### What is expected
Drop every picture. Then return, exactly, the lines from the beginning of the listing below through the one containing "en tu ambiente".

### Provided data
☆ ☆ ☆
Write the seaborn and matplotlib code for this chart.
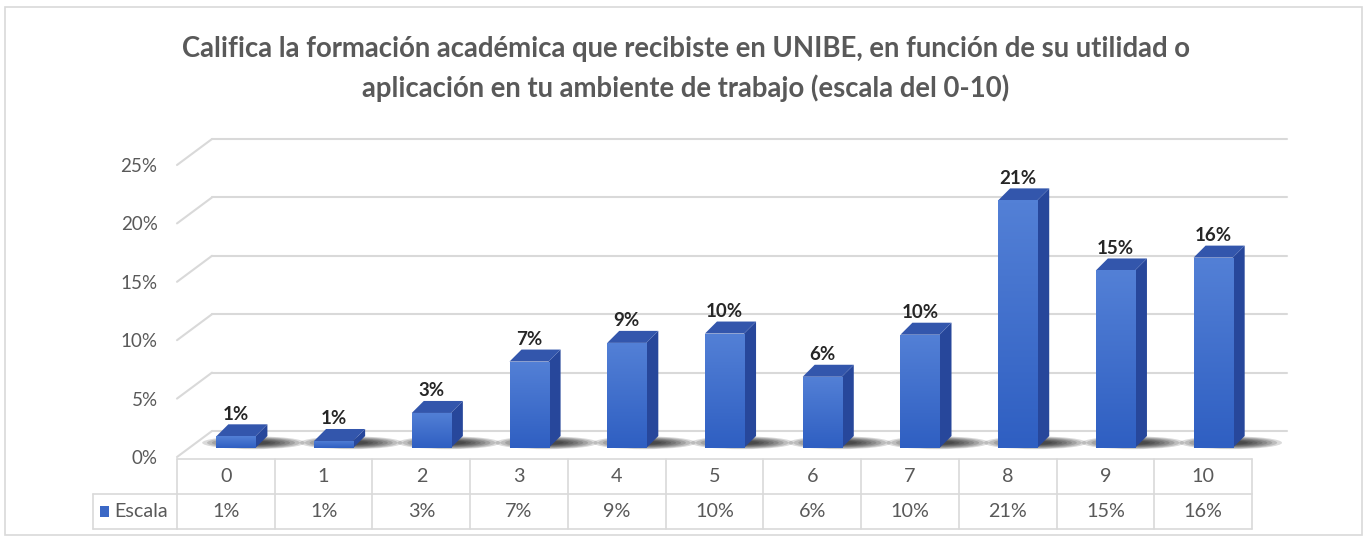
import numpy as np
import matplotlib
matplotlib.use("Agg")
import matplotlib.pyplot as plt
import matplotlib.transforms as mtransforms
from matplotlib.patches import Polygon, Rectangle, Ellipse
from matplotlib.colors import LinearSegmentedColormap
import seaborn as sns

# data
categories = ["0", "1", "2", "3", "4", "5", "6", "7", "8", "9", "10"]
values = [1.0, 0.6, 3.0, 7.4, 9.0, 9.8, 6.1, 9.7, 21.2, 15.2, 16.3]
value_labels = [f"{round(v)}%" for v in values]
y_ticks = [0, 5, 10, 15, 20, 25]
y_tick_labels = [f"{t}%" for t in y_ticks]
series_name = "Escala"
title = ("Califica la formación académica que recibiste en UNIBE, en función de su utilidad o\n"
         "aplicación en tu ambiente de trabajo (escala del 0-10)")

FRONT = "#3B68C6"
SIDE = "#27479B"
TOP = "#3356AC"
GRID = "#D9D9D9"
TEXT = "#595959"

sns.set_theme(style="white")
plt.rcParams['font.family'] = ['Lato', 'DejaVu Sans']

W, H = 1367, 542
fig = plt.figure(figsize=(W / 100, H / 100), dpi=100)
fig.patch.set_facecolor("white")

# axes: front floor at y=457px, 25% at y=165px
ax = fig.add_axes([177 / W, (H - 457) / H, 1075 / W, 292 / H])
sns.barplot(x=categories, y=values, color=FRONT, width=0.4, saturation=1,
            edgecolor="none", ax=ax, zorder=3)
ax.set_xlim(-0.5, len(categories) - 0.5)
ax.set_ylim(0, 25)

px_x = ax.bbox.width / (len(categories))   # pixels per category
px_y = ax.bbox.height / 25                 # pixels per percent

# back wall grid lines + left diagonals
gdx, gdy = 35 / px_x, 26 / px_y
for t in y_ticks:
    ax.plot([-0.5 + gdx, 10.5 + gdx], [t + gdy, t + gdy], color=GRID, lw=1.5,
            clip_on=False, zorder=1)
    ax.plot([-0.5, -0.5 + gdx], [t, t + gdy], color=GRID, lw=1.5,
            clip_on=False, zorder=1)

# 3D look for the bars
shift = mtransforms.ScaledTranslation(10 / 100, 9 / 100, fig.dpi_scale_trans)
bdx, bdy = 12 / px_x, 12 / px_y
grad_cmap = LinearSegmentedColormap.from_list("bar", ["#2F5FC2", "#5380D6"])
grad = np.linspace(0, 1, 64).reshape(-1, 1)
for p in ax.patches[:len(values)]:
    p.set_transform(ax.transData + shift)
    x0, w, h = p.get_x(), p.get_width(), p.get_height()
    x1 = x0 + w
    # vertical gradient on the front face
    im = ax.imshow(grad, cmap=grad_cmap, origin="lower", aspect="auto",
                   extent=[x0, x1, 0, h], zorder=3.1, interpolation="bilinear")
    im.set_transform(ax.transData + shift)
    im.set_clip_path(p)
    side = Polygon([(x1, 0), (x1 + bdx, bdy), (x1 + bdx, h + bdy), (x1, h)],
                   closed=True, facecolor=SIDE, edgecolor="none", zorder=3,
                   transform=ax.transData + shift)
    top = Polygon([(x0, h), (x1, h), (x1 + bdx, h + bdy), (x0 + bdx, h + bdy)],
                  closed=True, facecolor=TOP, edgecolor="none", zorder=3,
                  transform=ax.transData + shift)
    ax.add_patch(side)
    ax.add_patch(top)
    # soft shadow on the floor
    for k in range(8):
        sh = Ellipse((x0 + w / 2 + 0.18, 0.45), 1.05 - k * 0.1, 1.1 - k * 0.11,
                     facecolor="black", edgecolor="none", alpha=0.14,
                     zorder=2, transform=ax.transData + shift, clip_on=False)
        ax.add_patch(sh)

ax.set_xlim(-0.5, len(categories) - 0.5)
ax.set_ylim(0, 25)

for i, (v, lab) in enumerate(zip(values, value_labels)):
    ax.annotate(lab, xy=(i, v), xytext=(10, 9 + 22), textcoords="offset pixels",
                ha="center", va="center", fontsize=13.5, fontweight="bold",
                color="#262626", zorder=5, annotation_clip=False)

ax.set_yticks(y_ticks)
ax.set_yticklabels(y_tick_labels, fontsize=13.5, color=TEXT)
ax.tick_params(axis="y", length=0, pad=14)
ax.set_xticks([])
ax.set_xlabel("")
ax.set_ylabel("")
for s in ax.spines.values():
    s.set_visible(False)
ax.patch.set_alpha(0)

# data table under the chart (x in data, y in figure pixels)
tb = mtransforms.blended_transform_factory(ax.transData, fig.transFigure)
def fy(p):
    return (H - p) / H

y_top, y_mid, y_bot = 459, 494, 529
n = len(categories)
for yy in (y_top, y_mid, y_bot):
    ax.plot([-0.5, n - 0.5], [fy(yy)] * 2, color=GRID, lw=1.2, transform=tb, clip_on=False)
for k in range(n + 1):
    ax.plot([k - 0.5, k - 0.5], [fy(y_top), fy(y_bot)], color=GRID, lw=1.2,
            transform=tb, clip_on=False)
for i, (c, lab) in enumerate(zip(categories, value_labels)):
    ax.text(i, fy((y_top + y_mid) / 2), c, ha="center", va="center",
            fontsize=14.2, color=TEXT, transform=tb)
    ax.text(i, fy((y_mid + y_bot) / 2), lab, ha="center", va="center",
            fontsize=14.2, color=TEXT, transform=tb)

# row label cell
fig.add_artist(plt.Line2D([93 / W, 177 / W], [fy(y_mid)] * 2, color=GRID, lw=1.2))
fig.add_artist(plt.Line2D([93 / W, 177 / W], [fy(y_bot)] * 2, color=GRID, lw=1.2))
fig.add_artist(plt.Line2D([93 / W, 93 / W], [fy(y_mid), fy(y_bot)], color=GRID, lw=1.2))
fig.add_artist(Rectangle((100 / W, fy(517)), 9 / W, 11 / H, facecolor=FRONT,
                         edgecolor="none", transform=fig.transFigure))
fig.text(114 / W, fy((y_mid + y_bot) / 2), series_name, ha="left", va="center",
         fontsize=14.2, color=TEXT)

# title
fig.text(686 / W, fy(69), title, ha="center", va="center", fontsize=19.8,
         fontweight="bold", color=TEXT, linespacing=1.55)

# chart border
fig.add_artist(Rectangle((5 / W, fy(535)), 1357 / W, 528 / H, facecolor="none",
                         edgecolor=GRID, lw=1.2, transform=fig.transFigure))

fig.savefig("out.png", dpi=100)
☆ ☆ ☆
### Exercise response
Write the seaborn and matplotlib code for this chart.
import numpy as np
import matplotlib
matplotlib.use("Agg")
import matplotlib.pyplot as plt
import matplotlib.transforms as mtransforms
from matplotlib.patches import Polygon, Rectangle, Ellipse
from matplotlib.colors import LinearSegmentedColormap
import seaborn as sns

# data
categories = ["0", "1", "2", "3", "4", "5", "6", "7", "8", "9", "10"]
values = [1.0, 0.6, 3.0, 7.4, 9.0, 9.8, 6.1, 9.7, 21.2, 15.2, 16.3]
value_labels = [f"{round(v)}%" for v in values]
y_ticks = [0, 5, 10, 15, 20, 25]
y_tick_labels = [f"{t}%" for t in y_ticks]
series_name = "Escala"
title = ("Califica la formación académica que recibiste en UNIBE, en función de su utilidad o\n"
         "aplicación en tu ambiente de trabajo (escala del 0-10)")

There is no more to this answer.